Time is money! The faster the driver can complete a trip the more income he potentially make in a day, this leads to some occasional fast and hair-raising taxi rides. If you feel your driver is driver to fast then by all means ask him to slow down, most will comply. some but not all taxis have rear seat belts, if they do i will sure be wearing it!!

7. Metered taxis from the airport

Most peoples first experience with a Bangkok metered taxi will be shortly after arrival at one of Bangkok’s two airports. Currently there is a 50 baht surcharge on top of the metered fare if you use the metered taxi service from Suvarnabhumi or Don Muang Airports, you will need to pay this to the driver. I feel this is not made always made clear to the customer as it just appears in small print on the receipt give to you by the taxi allocation staff at the airport. There is talk of putting this fee up to 100 baht soon.

8. Declining your destination

Rules governing the operating of taxis is that drivers should not decline a destination, however this is one of the most commonly broken rules! Drivers do not like to drive in the congested part of the city during peak congestion hours, when the taxi is stuck in traffic they will be on a lower meter rate if you want to travel to one of these areas at the wrong time of day then you may find it difficult for a taxi to take you there.

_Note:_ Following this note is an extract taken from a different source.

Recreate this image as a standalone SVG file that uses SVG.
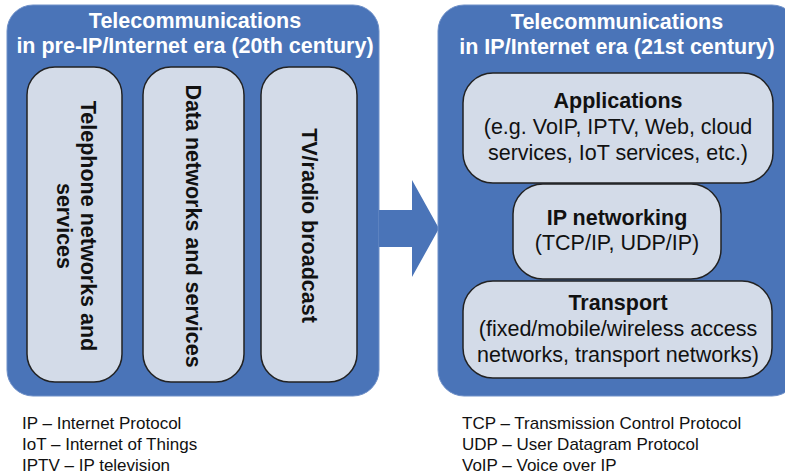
<svg xmlns="http://www.w3.org/2000/svg" width="785" height="475" viewBox="0 0 785 475">
<style>
.big{fill:#4a74b8;stroke:#6f90c8;stroke-width:1}
.pill{fill:#d3dbe8;stroke:#222;stroke-width:1.5}
.title{font-family:"Liberation Sans",Arial,sans-serif;font-weight:bold;font-size:21.5px;fill:#fff;text-anchor:middle}
.bt{font-family:"Liberation Sans",Arial,sans-serif;font-weight:bold;font-size:21.5px;fill:#111;text-anchor:middle}
.rt{font-family:"Liberation Sans",Arial,sans-serif;font-size:21.5px;fill:#111;text-anchor:middle}
.leg{font-family:"Liberation Sans",Arial,sans-serif;font-size:17px;fill:#111}
</style>
<g id="pre-ip-era">
<rect class="big" x="7" y="5" width="372" height="391" rx="26"/>
<text class="title" x="195" y="28">Telecommunications</text>
<text class="title" x="195" y="53">in pre-IP/Internet era (20th century)</text>
</g>
<g id="telephone">
<rect class="pill" x="27" y="67" width="95" height="315" rx="28"/>
<text class="bt" transform="translate(81,226) rotate(90)">Telephone networks and</text>
<text class="bt" transform="translate(57,226) rotate(90)">services</text>
</g>
<g id="data">
<rect class="pill" x="143" y="67" width="101" height="315" rx="28"/>
<text class="bt" transform="translate(186,226) rotate(90)">Data networks and services</text>
</g>
<g id="tv">
<rect class="pill" x="261" y="67" width="96" height="315" rx="28"/>
<text class="bt" transform="translate(302,225.5) rotate(90)">TV/radio broadcast</text>
</g>
<g id="connectors">
<path d="M379,210 H412 V180 L439,228.5 L412,277 V247 H379 Z" fill="#4a74b8"/>
</g>
<g id="ip-era">
<rect class="big" x="438" y="5" width="360" height="391" rx="26"/>
<text class="title" x="617" y="29">Telecommunications</text>
<text class="title" x="617" y="54">in IP/Internet era (21st century)</text>
</g>
<g id="applications">
<rect class="pill" x="463" y="73" width="310" height="110" rx="30"/>
<text class="bt" x="618" y="108">Applications</text>
<text class="rt" x="618" y="134">(e.g. VoIP, IPTV, Web, cloud</text>
<text class="rt" x="618" y="160">services, IoT services, etc.)</text>
</g>
<g id="ip-networking">
<rect class="pill" x="513" y="184" width="208" height="95" rx="30"/>
<text class="bt" x="617" y="225">IP networking</text>
<text class="rt" x="617" y="250">(TCP/IP, UDP/IP)</text>
</g>
<g id="transport">
<rect class="pill" x="463" y="281" width="309" height="97" rx="30"/>
<text class="bt" x="618" y="310">Transport</text>
<text class="rt" x="618" y="336">(fixed/mobile/wireless access</text>
<text class="rt" x="618" y="362">networks, transport networks)</text>
</g>
<g id="legend">
<text class="leg" x="22" y="429">IP – Internet Protocol</text>
<text class="leg" x="22" y="450">IoT – Internet of Things</text>
<text class="leg" x="22" y="471">IPTV – IP television</text>
<text class="leg" x="462" y="429">TCP – Transmission Control Protocol</text>
<text class="leg" x="462" y="450">UDP – User Datagram Protocol</text>
<text class="leg" x="462" y="471">VoIP – Voice over IP</text>
</g>
</svg>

9. Using a waiting taxis in tourist areas

Through experience I have learnt to always flag down a passing taxi rather then use a waiting taxi hanging around in tourist areas or outside big hotels. The drivers who park up and wait for a customer very rarely want to use their meter and want to service an unsuspecting tourist who is happy to pay a fixed (but inflated ) fare without use of the meter

10. Tipping

Tipping is discretionary and your choice but my own personal rule of thumb is if a driver has used his meter without request, drives safely and takes a direct route to my destination then I will happily tip. The amount to tip is really up to you, some will round there fare up to the nearest 10 baht and some will tip more. There are no rules or norms here it really is up to you but most taxi drivers do not earn piles of money so any extra income is greatly received.

And the extra free tip in this list of 10:

11. Taxi colours

Taxis are usually painted bright colours, this is useful for us tourists to identify them amongst the busy Bangkok traffic (although not the reason they are painted these colours), there is rather an eclectic combination of colours and colour combinations with “all pink” ones being quite common! Do not worry about the colour coding of the taxi, the colours actually denote the different taxi companies and whether the taxi is privately owned by its driver.